The freedom rides which were propagated on two buses from Washington D.C down to Richmond onto the town of Petersburg following a trajectory towards the town of Farmville then onto Lyndburg without any deviation from the path onto Danville the to the town of Greensboro continuing onto High Point then to Salisbury finally to Charlotte where the heels got rested.
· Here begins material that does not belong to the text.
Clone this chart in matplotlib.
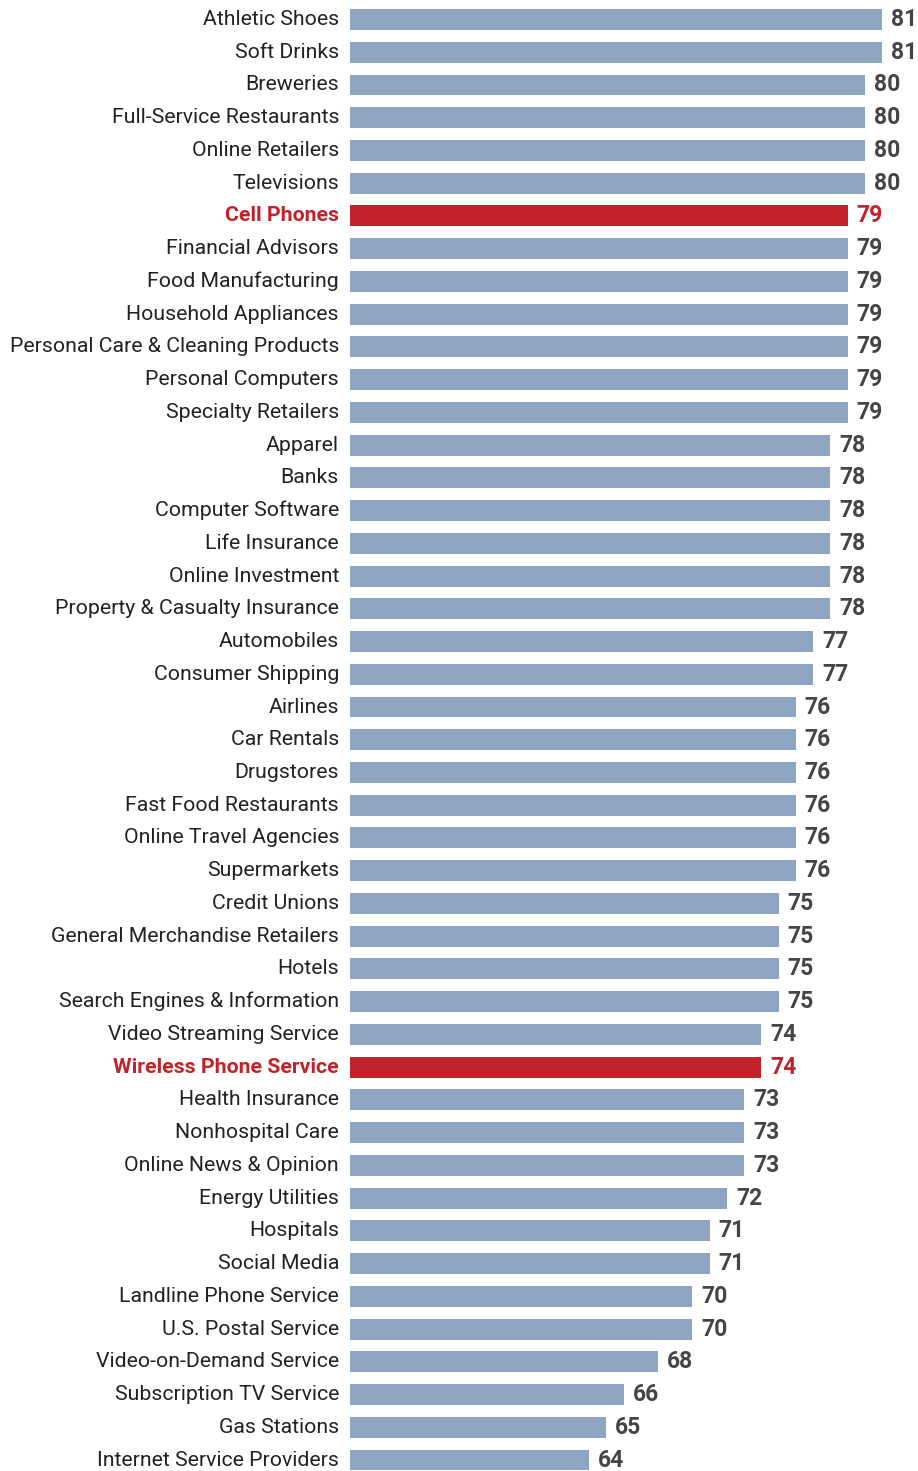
import matplotlib
matplotlib.use("Agg")
from matplotlib import pyplot as plt

# Data (top to bottom)
categories = [
    "Athletic Shoes", "Soft Drinks", "Breweries", "Full-Service Restaurants",
    "Online Retailers", "Televisions", "Cell Phones", "Financial Advisors",
    "Food Manufacturing", "Household Appliances",
    "Personal Care & Cleaning Products", "Personal Computers",
    "Specialty Retailers", "Apparel", "Banks", "Computer Software",
    "Life Insurance", "Online Investment", "Property & Casualty Insurance",
    "Automobiles", "Consumer Shipping", "Airlines", "Car Rentals",
    "Drugstores", "Fast Food Restaurants", "Online Travel Agencies",
    "Supermarkets", "Credit Unions", "General Merchandise Retailers",
    "Hotels", "Search Engines & Information", "Video Streaming Service",
    "Wireless Phone Service", "Health Insurance", "Nonhospital Care",
    "Online News & Opinion", "Energy Utilities", "Hospitals", "Social Media",
    "Landline Phone Service", "U.S. Postal Service", "Video-on-Demand Service",
    "Subscription TV Service", "Gas Stations", "Internet Service Providers",
]
scores = [
    81, 81, 80, 80, 80, 80, 79, 79, 79, 79, 79, 79, 79, 78, 78, 78, 78, 78,
    78, 77, 77, 76, 76, 76, 76, 76, 76, 75, 75, 75, 75, 74, 74, 73, 73, 73,
    72, 71, 71, 70, 70, 68, 66, 65, 64,
]
highlight = ["Cell Phones", "Wireless Phone Service"]

blue = "#8da5c2"
red = "#c1232a"

W, H = 918, 1471
fig = plt.figure(figsize=(W / 100, H / 100), dpi=100)
ax = fig.add_axes([350 / W, 0, 1 - 350 / W, 1])

ypos = list(range(len(categories)))
colors = [red if c in highlight else blue for c in categories]
ax.barh(ypos, scores, left=0, height=0.64, color=colors)

px_per_unit = 17.235
x0 = 50.13
ax.set_xlim(x0, x0 + (W - 350) / px_per_unit)
row = 32.74
ax.set_ylim(44 + (H - 1460) / row, -19.5 / row)
ax.axis("off")

font = "Roboto"
for i, (c, v) in enumerate(zip(categories, scores)):
    hl = c in highlight
    ax.annotate(c, xy=(x0, i), xytext=(-11, 0), textcoords="offset pixels",
                ha="right", va="center", fontsize=15.3, family=font,
                color=red if hl else "#222222",
                fontweight="bold" if hl else "normal")
    ax.annotate(str(v), xy=(v, i), xytext=(9, 0), textcoords="offset pixels",
                ha="left", va="center", fontsize=16.5, family=font,
                color=red if hl else "#454545", fontweight="bold")

fig.savefig("out.png", dpi=100)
The pertinent issues that were raised included the repealing of the Jim Crow laws. The Jim Crow laws of the 1890s basically introduced the apartheid system, the stark division between the whites and the coloreds was prominent and the prejudice against the blacks was rife especially in the South. The second issue was the slow progress of change in the US Federal system of government, under res ipsa loquitor (Latin for the thing speaks for itself) the inference is simple and clear, the federal government neglected its duty to the African-American community. Since the African-American community was virtually blocked from voting the federal government focused mostly on the Whites’ votes and thus to win the favor of the majority of the voters (the Whites) the federal government rarely prosecuted perpetrators of anti-racial sentiments and basically allowed the Whites to run roughshod over the blacks without any sort of interference.
The comatose federal government at that time was only interested in being re-elected, Democrat leader John F. Kennedy was in a tight race for the presidency battling it out with the Republican candidate Richard Nixon who was giving him a good run for his money and thus the solid South’s votes were crucial to the campaign, John F. Kennedy made efforts in trying to get an olive branch out to Martin Luther King Jr. even though his real entrée was the Cold War politics which took center stage during the Presidential bid, he was making plans to meet with the president of the USSR (Union of Soviet Socialist Republics) Nikita Khrushchev to strategize the way forward and try to get solutions to the end of the Cold war. The domestic issues were summarily dismissed as the government focused on creating a good international image although the rapport wasn’t important if the paint was already peeling off the walls of the house since it was on fire.
On a lighter note the John F. Kennedy Presidency and the Lyndon B. Johnson’s Presidency made great changes and the strides they made went a long way in shaping the history of the USA though it came at the price of the Democratic government losing the block support of the Whites for several decades, the Lyndon’s regime will be remembered for the passage of two vital and very crucial Acts, the Civil Rights Act of 1964 and the voting Rights Act of 1965.